The quiet world

Thu, Jan 25, 2018

Snow bunting, Isle of Skye

I’ve never really understood terms like ‘fundamental truth’ or ‘universal truth’, ideas which tend to be bandied around in the outdoor press by those approaching as much of celebrityhood as bearded tramps can. I always wondered what they were seeing that I wasn’t.

Then, recently I decided to blank out some time on a wild, windy and wet day to fester in front of the telly for an hour to watch an intriguing programme on BBC4 called Retreat, Meditations from a monastery. There were three in the series and I was about to settle down to the first of them, from Belmont Abbey in Herefordshire.

I watched the soundless monks doing what monks do, working on this, working on that, moving silently through the stone cloisters, very peaceful and calming but it was the shots without work that made me think. A scene in a cool dark entrance hall. Wooden stairs leading mysteriously to the left while straight ahead the bright summer day filled the world beyond the old wooden door with light and warmth. Green grass, an array of trees in full bloom, birds singing. The scene was static but full of life. The sounds of the natural world going about its business. Another shot, this time of a monk on a bench. Birds, trees, grass, sky, clouds, watching, listening, doing nothing in particular. By the end of the programme I knew what those bearded tramps meant when they talked about a ‘universal truth’.

I also realised I’d been experiencing it all the times I’d been in the mountains. The time I sat motionless for an hour on top of Sgiath Chuil on a soundless day of summer heat, looking along the line of summits towards Ben Lawers. Sat next to a rough rock that shared my small space, there was literally no sound. After some amount of time I felt like I’d left my body and was stretched to every part of the horizon, able to run my hands over the summits like climbing holds, free of care, free of all thoughts, free of an identity.
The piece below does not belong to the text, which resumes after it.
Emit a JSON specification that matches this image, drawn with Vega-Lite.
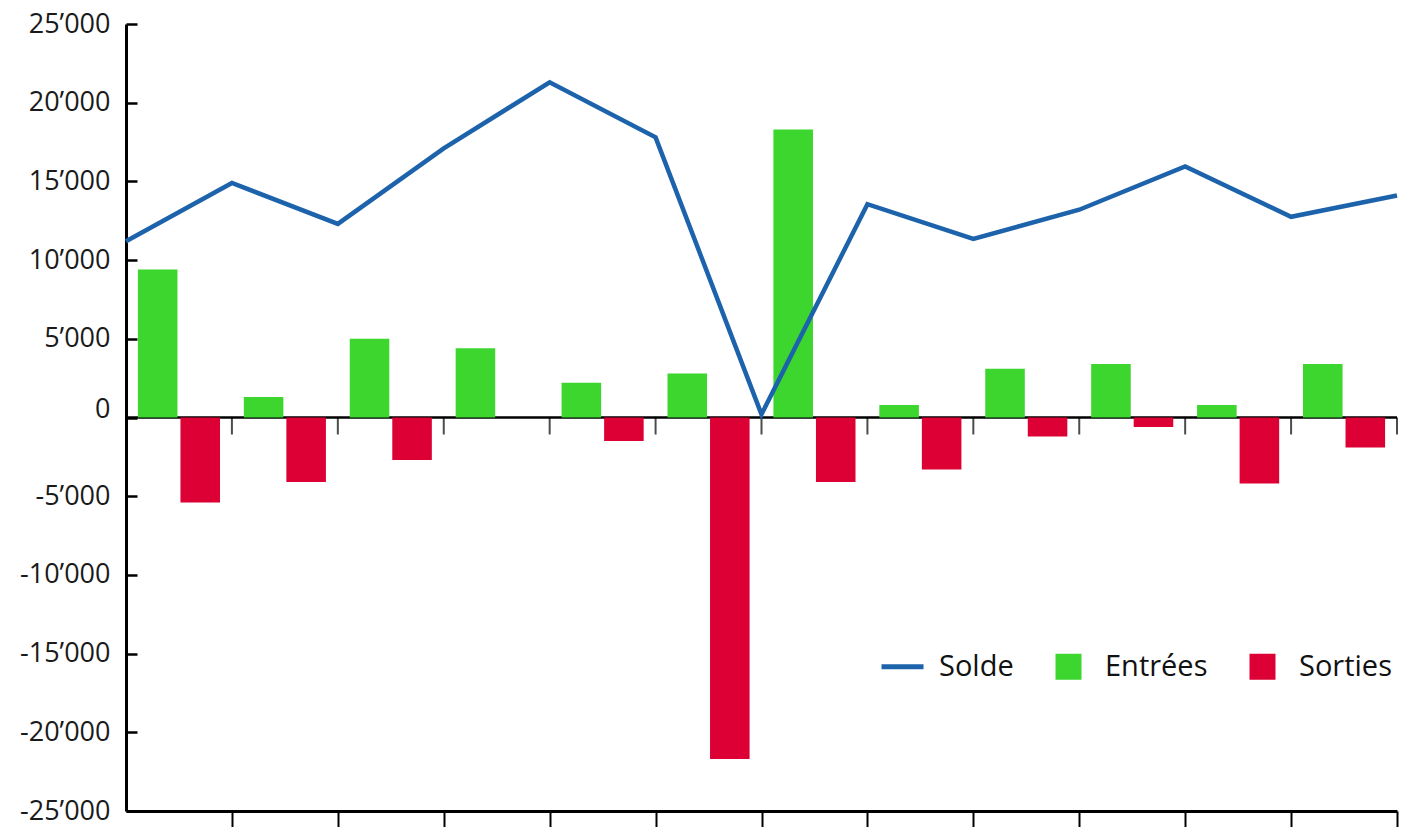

Eventually the air cooled and the sun began its descent to that far undulating horizon and I moved, stretching and rubbing and the spell was broken. I looked at the rock next to me, ran my hand over its rough surface and perhaps understood a little of what it meant to be up here for eternity. It was that time spent still on the mountain that sprang to mind after the programme. It was an experience of ‘universal truth’. There is an existence out there that has always been there. When we’re toiling away at our chores, these things are up there, existing for no other reason than to exist. They have no purpose other than to be. It’s simply beautiful. They’re my constant source of inspiration.
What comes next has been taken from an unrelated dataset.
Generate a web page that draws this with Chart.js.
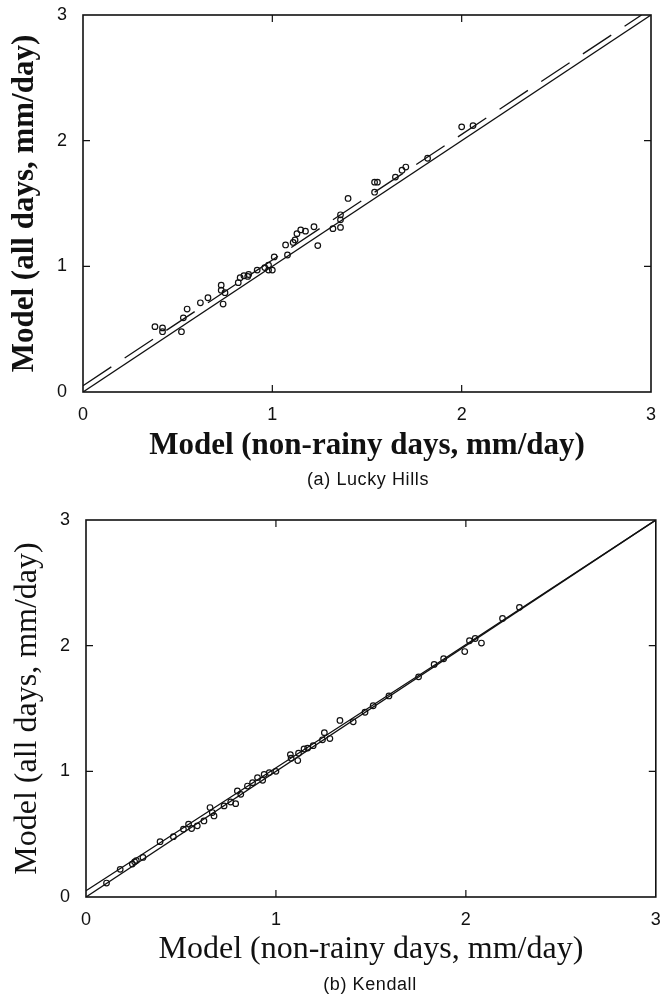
<!DOCTYPE html>
<html>
<head>
<meta charset="utf-8">
<script src="https://cdn.jsdelivr.net/npm/chart.js@4.4.1/dist/chart.umd.min.js"></script>
<style>
  html, body { margin: 0; padding: 0; background: #fff; }
  body { width: 661px; height: 1001px; position: relative; overflow: hidden; }
  canvas { position: absolute; left: 0; }
  .caption {
    position: absolute; width: 300px; text-align: center;
    font-family: "Liberation Sans", Arial, sans-serif; font-size: 18px;
    letter-spacing: 0.6px; color: #111;
  }
</style>
</head>
<body>
<canvas id="luckyChart" width="661" height="470" style="top:0"></canvas>
<div class="caption" style="left:218px; top:469px;">(a) Lucky Hills</div>
<canvas id="kendallChart" width="661" height="470" style="top:505px"></canvas>
<div class="caption" style="left:220px; top:974px;">(b) Kendall</div>

<script>
// ejes
const axisTicks = [0, 1, 2, 3];
const xTitle = 'Model (non-rainy days, mm/day)';
const yTitle = 'Model (all days, mm/day)';

// (a) Lucky Hills
const luckyX = [0.38, 0.42, 0.42, 0.52, 0.53, 0.55, 0.62, 0.66, 0.73, 0.74, 0.73, 0.75, 0.82, 0.83, 0.87,
  0.85, 0.875, 0.92, 0.96, 0.98, 1.00, 0.98, 1.01, 1.08, 1.07, 1.11, 1.12, 1.13, 1.15, 1.175, 1.22, 1.24,
  1.32, 1.36, 1.36, 1.36, 1.40, 1.54, 1.54, 1.555, 1.65, 1.685, 1.705, 1.82, 2.00, 2.06];
const luckyY = [0.52, 0.51, 0.48, 0.48, 0.59, 0.66, 0.71, 0.75, 0.85, 0.70, 0.81, 0.79, 0.87, 0.91, 0.92,
  0.925, 0.935, 0.97, 0.99, 0.97, 0.97, 1.01, 1.075, 1.09, 1.17, 1.19, 1.21, 1.26, 1.29, 1.28, 1.315, 1.165,
  1.30, 1.31, 1.37, 1.41, 1.54, 1.59, 1.67, 1.67, 1.71, 1.765, 1.79, 1.86, 2.11, 2.12];

// línea 1:1 y línea discontinua (a)
const lineX = [0, 3];
const lineY = [0, 3];
const luckyFitX = [0, 2.95];
const luckyFitY = [0.05, 3.0];

// (b) Kendall
const kendallX = [0.108, 0.18, 0.244, 0.256, 0.265, 0.30, 0.39, 0.46, 0.513, 0.54, 0.556, 0.586, 0.621, 0.653,
  0.665, 0.674, 0.727, 0.762, 0.788, 0.797, 0.815, 0.85, 0.877, 0.903, 0.93, 0.938, 0.965, 1.00, 1.076, 1.08,
  1.115, 1.119, 1.148, 1.167, 1.196, 1.245, 1.284, 1.255, 1.337, 1.407, 1.469, 1.512, 1.595, 1.751, 1.833,
  1.883, 1.994, 2.019, 2.049, 2.082, 2.193, 2.282];
const kendallY = [0.111, 0.22, 0.262, 0.28, 0.29, 0.315, 0.44, 0.48, 0.54, 0.58, 0.545, 0.566, 0.605, 0.712,
  0.672, 0.645, 0.725, 0.756, 0.743, 0.844, 0.817, 0.883, 0.91, 0.95, 0.929, 0.976, 0.99, 1.00, 1.133, 1.104,
  1.086, 1.144, 1.178, 1.185, 1.204, 1.251, 1.261, 1.308, 1.405, 1.394, 1.47, 1.522, 1.60, 1.752, 1.851,
  1.896, 1.953, 2.039, 2.057, 2.021, 2.217, 2.305];
const kendallFitX = [0, 1.8, 3];
const kendallFitY = [0.05, 1.81, 3.0];

const toPoints = (xs, ys) => xs.map((x, i) => ({ x, y: ys[i] }));

// marco y marcas interiores
const frameAndTicks = {
  id: 'frameAndTicks',
  afterDraw(chart) {
    const { ctx, chartArea: a, scales } = chart;
    const len = 7;
    ctx.save();
    ctx.strokeStyle = '#111';
    ctx.lineWidth = 1.6;
    ctx.strokeRect(a.left, a.top, a.right - a.left, a.bottom - a.top);
    ctx.lineWidth = 1.2;
    ctx.beginPath();
    axisTicks.slice(1, -1).forEach(v => {
      const px = scales.x.getPixelForValue(v);
      ctx.moveTo(px, a.bottom); ctx.lineTo(px, a.bottom - len);
      ctx.moveTo(px, a.top); ctx.lineTo(px, a.top + len);
      const py = scales.y.getPixelForValue(v);
      ctx.moveTo(a.left, py); ctx.lineTo(a.left + len, py);
      ctx.moveTo(a.right, py); ctx.lineTo(a.right - len, py);
    });
    ctx.stroke();
    ctx.restore();
  }
};

const tickFont = { family: '"Liberation Sans", Arial, sans-serif', size: 18 };

function makeChart(id, pts, fit, dashed, yAxisWidth, rightPad, yTitlePad, titleFont) {
  const ctx = document.getElementById(id).getContext('2d');
  return new Chart(ctx, {
    type: 'scatter',
    data: {
      datasets: [{
        data: pts,
        pointStyle: 'circle',
        pointRadius: 2.8,
        pointBorderWidth: 1.2,
        pointBorderColor: '#111',
        pointBackgroundColor: 'rgba(255,255,255,0)',
        order: 1
      }, {
        data: toPoints(lineX, lineY),
        showLine: true,
        borderColor: '#111',
        borderWidth: 1.3,
        pointRadius: 0,
        order: 2
      }, {
        data: fit,
        showLine: true,
        borderColor: '#111',
        borderWidth: 1.3,
        borderDash: dashed ? [34, 16] : [],
        pointRadius: 0,
        order: 3
      }]
    },
    options: {
      responsive: false,
      animation: false,
      layout: { padding: { top: 15, right: rightPad, left: 0, bottom: 0 } },
      plugins: { legend: { display: false }, tooltip: { enabled: false } },
      scales: {
        x: {
          type: 'linear', min: 0, max: 3,
          afterBuildTicks: s => { s.ticks = axisTicks.map(v => ({ value: v })); },
          afterFit: s => { s.height = 78; s.paddingLeft = 0; s.paddingRight = 0; },
          grid: { display: false, drawTicks: false },
          border: { display: false },
          ticks: { padding: 12, color: '#111', font: tickFont },
          title: {
            display: true, text: xTitle, color: '#111',
            padding: { top: 0, bottom: 9 },
            font: titleFont
          }
        },
        y: {
          type: 'linear', min: 0, max: 3,
          afterBuildTicks: s => { s.ticks = axisTicks.map(v => ({ value: v })); },
          afterFit: s => { s.width = yAxisWidth; s.paddingTop = 0; s.paddingBottom = 0; },
          grid: { display: false, drawTicks: false },
          border: { display: false },
          ticks: { padding: 16, color: '#111', font: tickFont },
          title: {
            display: true, text: yTitle, color: '#111',
            padding: { top: yTitlePad, bottom: 0 },
            font: titleFont
          }
        }
      }
    },
    plugins: [frameAndTicks]
  });
}

const serif = '"Liberation Serif", "Times New Roman", serif';
makeChart('luckyChart', toPoints(luckyX, luckyY), toPoints(luckyFitX, luckyFitY), true, 83, 10, 9,
  { family: serif, size: 31, weight: 'bold', lineHeight: 1 });
makeChart('kendallChart', toPoints(kendallX, kendallY), toPoints(kendallFitX, kendallFitY), false, 86, 4, 12,
  { family: serif, size: 32, weight: 'normal', lineHeight: 1 });
</script>
</body>
</html>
The things I remember most from walks and climbs are either the epics on rock or ice or the small things. Mostly the small things. Running my hand through coarse deer grass on Maoile Lunndaidh, I still remember vividly the feeling of the stiff blades and the push of the breeze. Resting my open hand on the smooth sloping rock of Marsco and letting a silent and barely felt sheen of water flow over it, feeling immensely at peace. Watching a recently filled rain puddle slowly evaporate on the south top of Blaven, its edges drying and flaking as if it was slowly draining into the mountain. The sudden wind-gust on the same hill that made eery ghost sounds in the rock and after it stopped, a large dollop of sheep wool landed next to me, out of the blue, splayed like a tupe. Yes it’s the small things that keep that connection alive, that connection with a ‘universal truth’.
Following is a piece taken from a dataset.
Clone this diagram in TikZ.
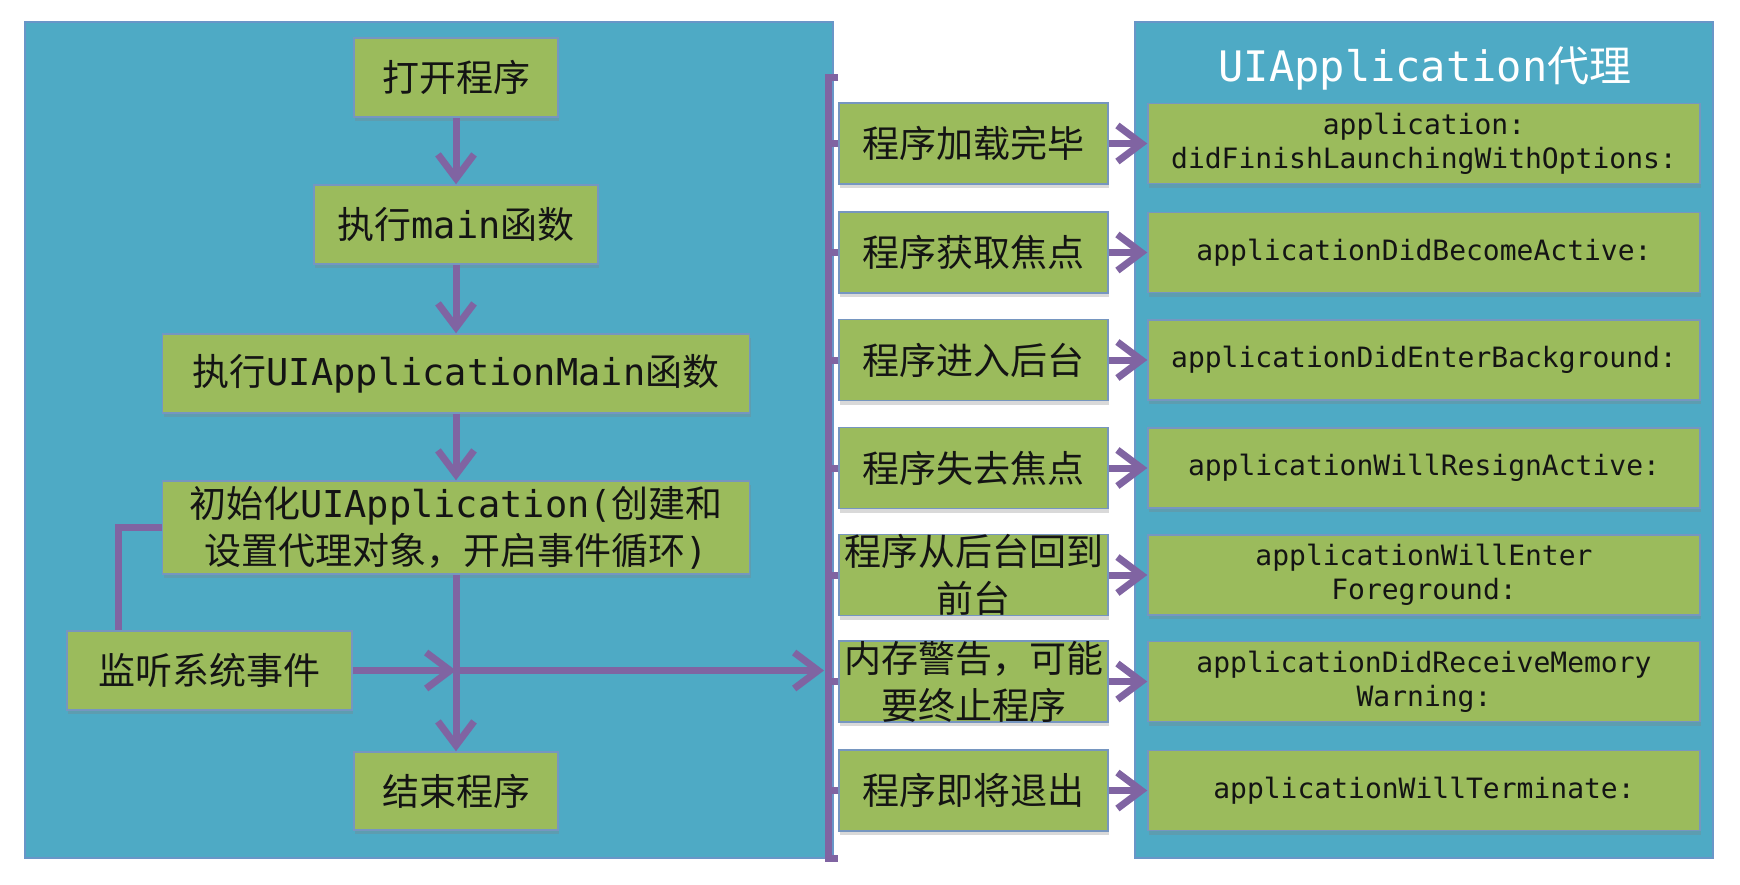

Snow bunting, Isle of Skye

These thoughts were in my head the other day as I went for a lunchtime walk in the woods. The cold air was playing in the bare branches of the ancient Ash, reminding me of winter days camped in the hills. On the way back two small birds were rummaging on the track a few feet in front of me. At my approach they flitted up into a tangle of branches and began hoovering up the buds, methodically working their way from branch to branch, every now and then soothingly shewing to each other. Almost imperceptibly gentle and fragile sounds in the jagged skeletal outline of the winter tree. Being against the bright grey sky I couldn’t see what they were at that distance. They were perhaps dunnock or wren size but they were too tame and too many. They allowed me to stand under the branches and watch. Moving very slowly I managed to get the wee camera out and later I realised they were snow buntings.

The Gaelic for snow bunting is Gealag an t-sneachda, little white one of the snow, little snowflake and I usually only see them on the summits. Again, that ‘universal truth’ insistently barging into the mess of daily life, reminding me to stand and watch, to just be, entranced by two little birds.

Once, I’d sat next to a snow bunting, puffed and perched on the summit cairn of Cairngorm for a good hour or so. It sat, meditatively regarding the plateau while I sat next to it, a foot away, doing the same. It was such a peaceful and inspiring moment that I wrote a gaiku for it and put it in my book. The Gaelic haiku poem accompanied the photograph I’d managed to get of the little snowflake, being a little snowflake.

Snow bunting, Isle of Skye

In an increasingly social media instructed, selfie-centric world, it’s good to know there are still small things out there, doing what small things do. Just being and allowing me to just be, along with them.